Still, I appreciated that in a popular, mainstream magazine, the article didn’t drag in some “sexpert” for “balance” to ramble about how we’re probably just refusing to face our sicknesses and trying to make an orientation out of our fear.

Note: There are also some statements in the article that could be taken as sex-shaming or promiscuity-shaming.

 

Interview: Sexperts

I was interviewed about asexuality on Dr. Limor Blockman’s podcast Sexperts—which is a Playboy-affiliated podcast just so you know.

This is the direct link to the download of my interview.

My interview starts after a commercial at about 41:00—forty-one minutes in. I stress that anyone who for any reason does not want to listen to very explicit content should please make an effort to skip right to my interview, because the person who is interviewed right before me is discussing some kink situations (including BDSM, sadism specifically), and there’s a lot of sexually explicit detail. (If that’s your thing, listen to that too! 😉 )

If you’d rather listen in the browser and/or not download the content, I think you can get it here:

Sexperts Episode 32: Different Strokes

The interview with me is brief, but the interviewer knows how to ask open questions and didn’t confront me with any ignorance (though there were a couple phrases about “choice” that I think were not the best choice of words).

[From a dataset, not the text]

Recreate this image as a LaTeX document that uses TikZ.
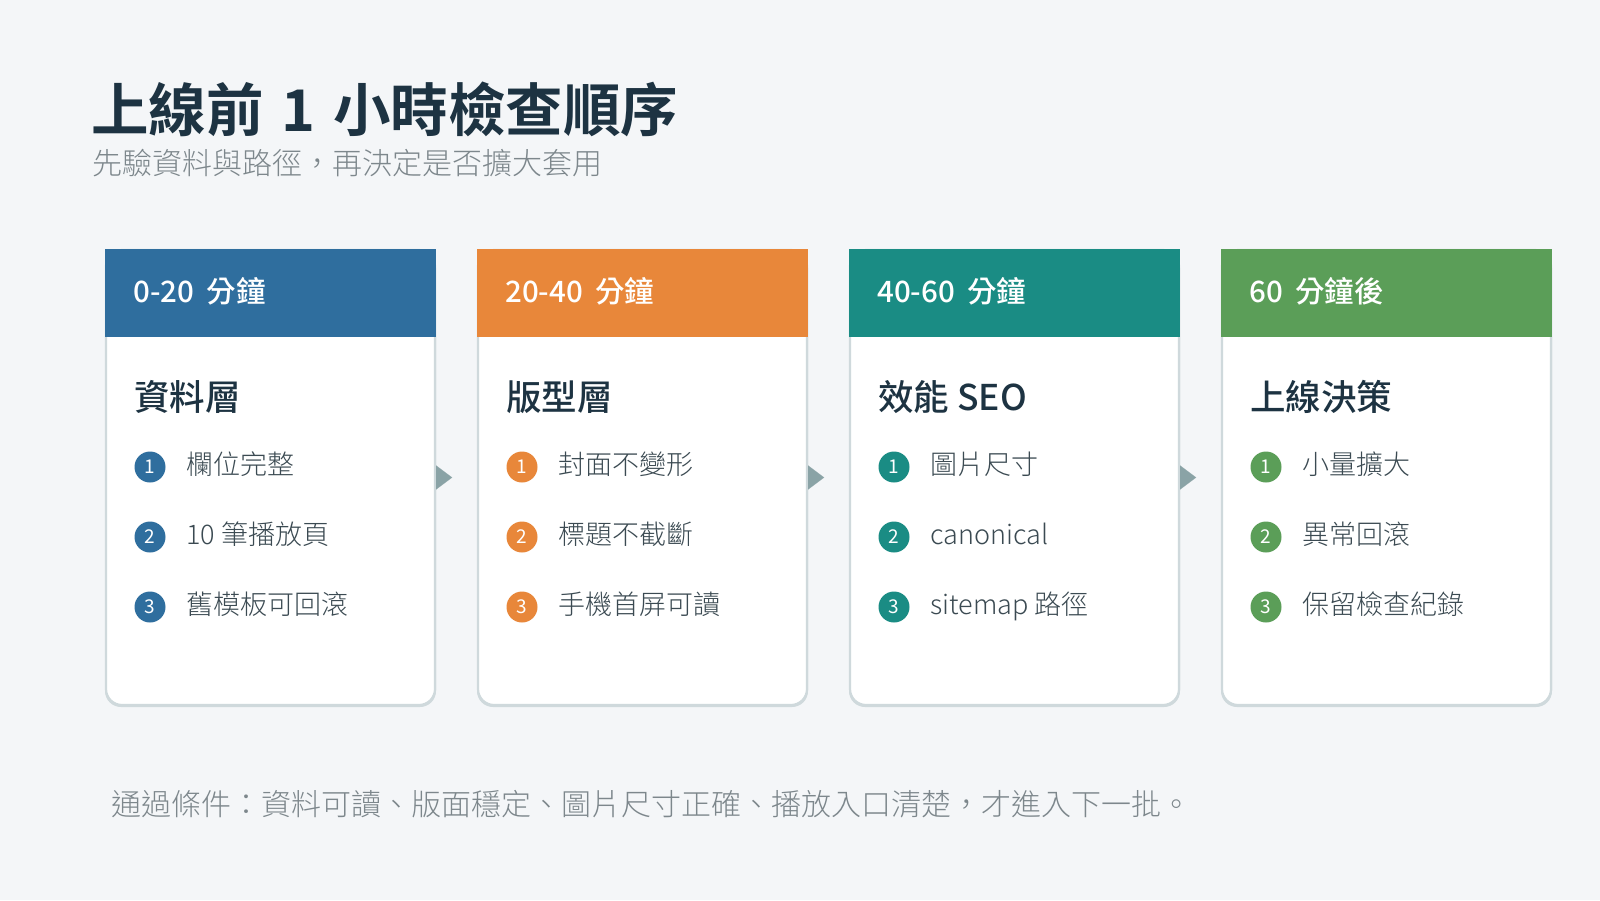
\documentclass[tikz,border=0pt]{standalone}
\usepackage{fontspec}
\setmainfont{Noto Sans CJK TC}
\newfontfamily\fbold{Noto Sans CJK TC Bold}
\newfontfamily\fmed{Noto Sans CJK TC Medium}
\newfontfamily\flight{Noto Sans CJK TC Light}
\usetikzlibrary{arrows.meta}
\definecolor{bgc}{HTML}{F4F6F8}
\definecolor{titlec}{HTML}{1D3342}
\definecolor{subc}{HTML}{7D878C}
\definecolor{itemc}{HTML}{3B4A52}
\definecolor{borderc}{HTML}{CFD9DC}
\definecolor{arrowc}{HTML}{8AA3A6}
\definecolor{cblue}{HTML}{2F6E9E}
\definecolor{corange}{HTML}{E8873A}
\definecolor{cteal}{HTML}{1A8C84}
\definecolor{cgreen}{HTML}{5B9E58}
\newcommand{\wsp}{\hspace{0.42em}}
\newcommand{\tsp}{\hspace{0.31em}}
\tikzset{
  txt/.style={inner sep=0pt, anchor=base west},
  cardbox/.style={rectangle, draw=borderc, line width=2.2pt, fill=white,
    minimum width=329pt, minimum height=455pt, rounded corners=16pt, inner sep=0pt},
  hdrbox/.style={rectangle, minimum width=331.5pt, minimum height=88pt, inner sep=0pt},
  hdrtxt/.style={txt, text=white, font=\fmed\fontsize{29.5}{34}\selectfont},
  cardtitle/.style={txt, text=titlec, font=\fmed\fontsize{35.5}{40}\selectfont},
  itemtxt/.style={txt, text=itemc, font=\flight\fontsize{27}{32}\selectfont},
  badge/.style={circle, minimum size=31pt, inner sep=0pt, text=white,
    font=\fontsize{19}{20}\selectfont},
  flowarrow/.style={draw=arrowc, fill=arrowc, line width=0.1pt,
    -{Triangle[length=16pt,width=24pt]}}
}
\begin{document}
\begin{tikzpicture}[x=1pt,y=-1pt]
\useasboundingbox (0,0) rectangle (1600,900);
\fill[bgc] (0,0) rectangle (1600,900);

\node[txt, text=titlec, font=\fbold\fontsize{57.5}{64}\selectfont] (title) at (91,131) {上線前\tsp 1\tsp 小時檢查順序};
\node[txt, text=subc, font=\flight\fontsize{30}{36}\selectfont] (subtitle) at (92,174) {先驗資料與路徑，再決定是否擴大套用};

\foreach \i/\x/\col/\hd/\tt/\a/\b/\c in {
  1/105/cblue/0-20\wsp 分鐘/資料層/欄位完整/10 筆播放頁/舊模板可回滾,
  2/477/corange/20-40\wsp 分鐘/版型層/封面不變形/標題不截斷/手機首屏可讀,
  3/849/cteal/40-60\wsp 分鐘/效能 SEO/圖片尺寸/canonical/sitemap 路徑,
  4/1221/cgreen/60\wsp 分鐘後/上線決策/小量擴大/異常回滾/保留檢查紀錄}{
  \fill[borderc] (\x+165.5, 479.5) +(-165.5,-227.5) [rounded corners=16pt] rectangle +(165.5,227.5);
  \node[cardbox] (card\i) at (\x+165.5, 477.5) {};
  \node[hdrbox, fill=\col] (hdr\i) at (\x+165.5, 293) {};
  \node[hdrtxt] (hdrt\i) at (\x+28, 302) {\hd};
  \node[cardtitle] (ct\i) at (\x+29, 410) {\tt};
  \node[badge, fill=\col] (b\i a) at (\x+45, 467) {1};
  \node[badge, fill=\col] (b\i b) at (\x+45, 537) {2};
  \node[badge, fill=\col] (b\i c) at (\x+45, 607) {3};
  \node[itemtxt] (it\i a) at (\x+81, 474) {\a};
  \node[itemtxt] (it\i b) at (\x+81, 544) {\b};
  \node[itemtxt] (it\i c) at (\x+81, 614) {\c};
}

\foreach \i in {1,2,3}{
  \coordinate (tip\i) at ([xshift=16pt]card\i.east);
  \draw[flowarrow] (card\i.east) -- (tip\i);
}

\node[txt, text=subc, font=\flight\fontsize{30}{36}\selectfont] (footer) at (111,815) {通過條件：資料可讀、版面穩定、圖片尺寸正確、播放入口清楚，才進入下一批。};
\end{tikzpicture}
\end{document}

Interview: Pleasure Mechanics

Today I joined Chris of Pleasure Mechanics in discussing asexuality and my new book on the Speaking of Sex podcast. This was a really lovely interview; for once we got to discuss some pretty nuanced aspects of the orientation, some discussion beyond the basics, and a fair amount of practical application—what asexual people are learning from queer communities, and what everyone can learn from us.

Check out the interview here; it’s about 30 minutes long.

Interview: BBC Radio Berkshire

I was interviewed by Andrew Peach on the subject of asexuality in general. (I’m referred to as an author but my book isn’t really mentioned, sadly.)

The interviewer did ask a lot of leading questions (like “do you feel like you’re missing out on a part of the human experience that’s supposed to be there?”), but he was basically respectful when I gave straightforward answers. It wasn’t a bad interview, though I think the Skype recording caused a couple glitches.

Update:

Sadly the recordings expire after seven days, so there is no way to listen to this now.